Haïti : « Keskonfè ? » ou la tristesse d’une comédienne
Ma rencontre avec la comédienne Gaëlle Bien-Aimé n’était pas drôle. Je m’attendais à un avant-goût du rire, quelques jours avant « Keskonfè ? », son spectacle qu’elle présente depuis 2021. Et au tour de Montréal le 18 mai et à Québec le lendemain de l’accueillir. Non. J’ai eu droit à des pleurs qui l’ont démaquillée, des sanglots qui donnent des frissons et mal aux tripes.
« Je suis une personne excessivement triste avec beaucoup d’anxiétés », me lance celle qui fait rire tout un pays et les internautes du monde à travers ses sketchs. Une tristesse qu’elle trimballe depuis 2017. Depuis sept ans, le temps depuis qu’elle s’est rendue compte «que ce serait difficile de vivre en Haïti.»
Le comble dans tout cela.La fermeture de l’aéroport international Toussaint Louverture, le 29 février dernier, l’a poussée, avec une violence vers un fossé de tristesse, sans nom. Triste de voir le pays se dépérir, » dépafini », s’en aller même pas à la dérive, mais nullepart.
Comprenez que Gaëlle Bien-Aimé, au banc de l’école de théâtre, rêvait de voyager pour présenter ses spectacles à l’étranger, vendre Haïti et revenir dans son coin de terre « se reposer ». Ne pas pouvoir faire cela, la terrasse. Au moins trois fois, nous avons dû arrêter l’entrevue pour lui permettre de reprendre son souffle, ses esprits, ses capacités d’élocution.
Il n’est pas facile d’être témoin de cris de douleurs d’une comédienne de qui on attendait des éclats de rire, question de donner envie d’aller à son spectacle.
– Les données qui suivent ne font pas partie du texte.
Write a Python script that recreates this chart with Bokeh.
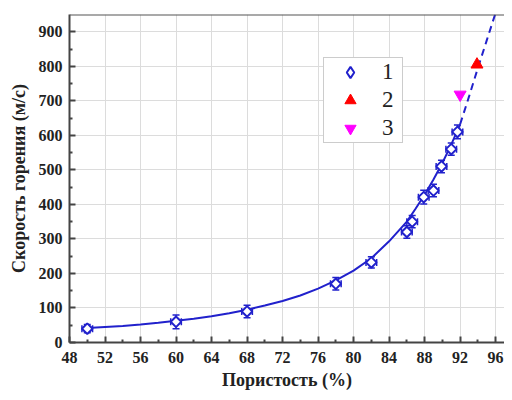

« Le pays a poussé énormément de personnes à quitter. Je suis seule à Port-au-Prince », me dit-elle à la reprise de ses moyens.
En effet, « Keskonfè ?»
« Les gens que j’aime, que je connais, quittent. Cette solitude me ronge», sanglote l’actrice sans jouer au théâtre pourtant. « Keskonfè? », sa série de sketchs , qui à l’origine, était une satire d’une certaine classe du pays qui vit dans le déni et qui continue cette violence de classe, ne répond toujours pas à sa question.
« Il n’y a aucune réponse à cela », me dit-elle tout bonnement lorsque je l’invite à décliner une réponse. Au départ, la comédienne voulait, et le fait encore, tourner en dérision une classe moyenne à travers une femme qui réfléchit à acheter une voiture. Mais, elle ne veut pas d’une « quatre roues motrices » luxueuse pour éviter de se faire enlever en pleine rue de Port-au-Prince.
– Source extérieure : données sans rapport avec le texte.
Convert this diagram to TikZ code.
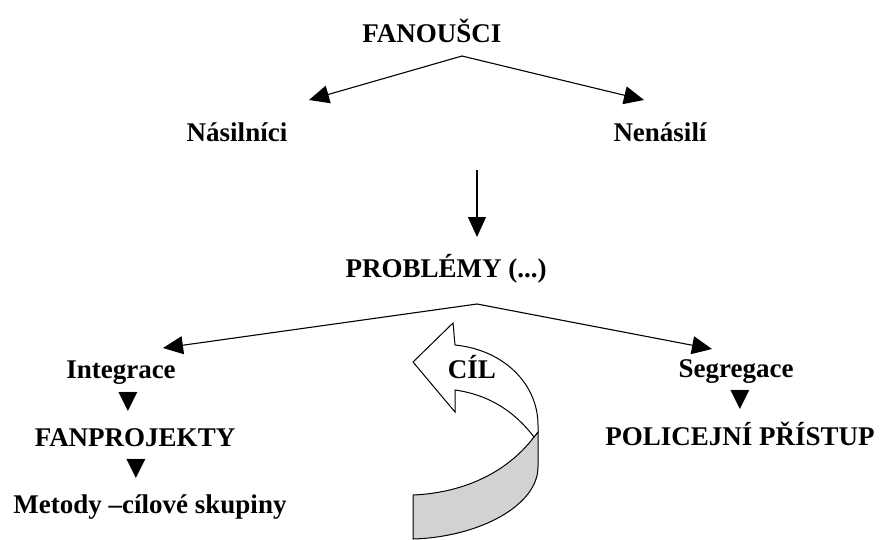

«Le personnage a eu un succès, mais moi personnellement je n’y avais pas pensé », confie la créatrice de ce personnage aujourd’hui. Et de cette femme avec la peur au ventre de se faire enlever, elle est passée par des incidents, grave, les plus loufoques de la vie de tous les jours, pour faire rire au lieu d’en pleurer.
« Keskonfè » est devenu tout un spectacle que Gaëlle Bien-Aimé présente un peu partout. Avec subtilité, elle explore les contradictions sociales, incitant les spectateurs à réfléchir aux violences en Haïti. Avec humour et grâce, elle aborde le sexisme entre autres.
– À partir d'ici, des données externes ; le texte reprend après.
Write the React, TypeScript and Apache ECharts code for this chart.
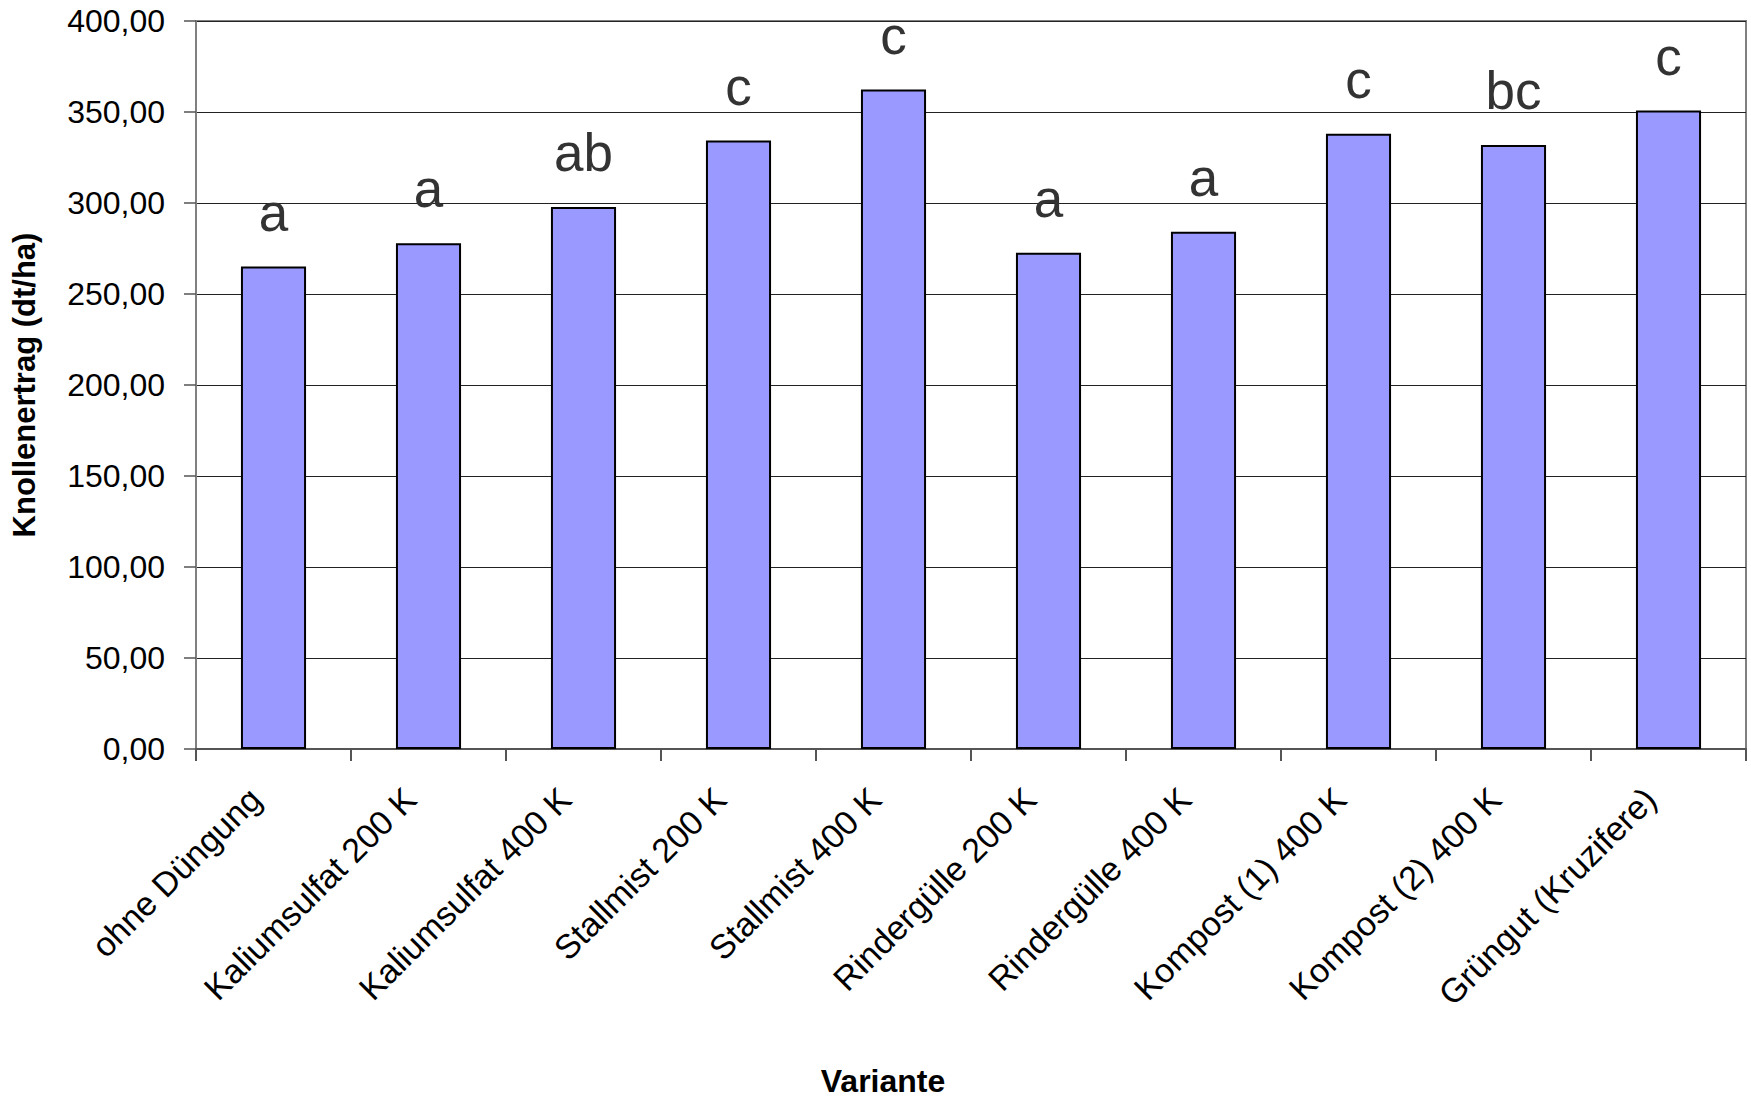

La comédienne qui ne peut retourner en Haïti pour l’instant sera en France par la suite toujours à demander à son public « Keskonfè » ?
Qui est-elle?
Gaëlle Bien-Aimé est une linguiste de formation. Elle a étudié le théâtre au Petit conservatoire avec Daniel Marcelin, en 2011, avant de créer son propre personnage.
Elle a tenté également de créer une relève en ouvrant une école de formation d’artistes, en 2018. « Une dinguerie », dit-elle aujourd’hui, car «la seule chose que j’ai eue de cela c’est la relève que j’ai créée».
Elle a roulé sa bosse dans le journalisme également à Le Nouvelliste. Aujourd’hui, elle collabore avec le média en ligne Ayibopost.
C’est aussi une militante du mouvement : Kot kob petro Caribe a.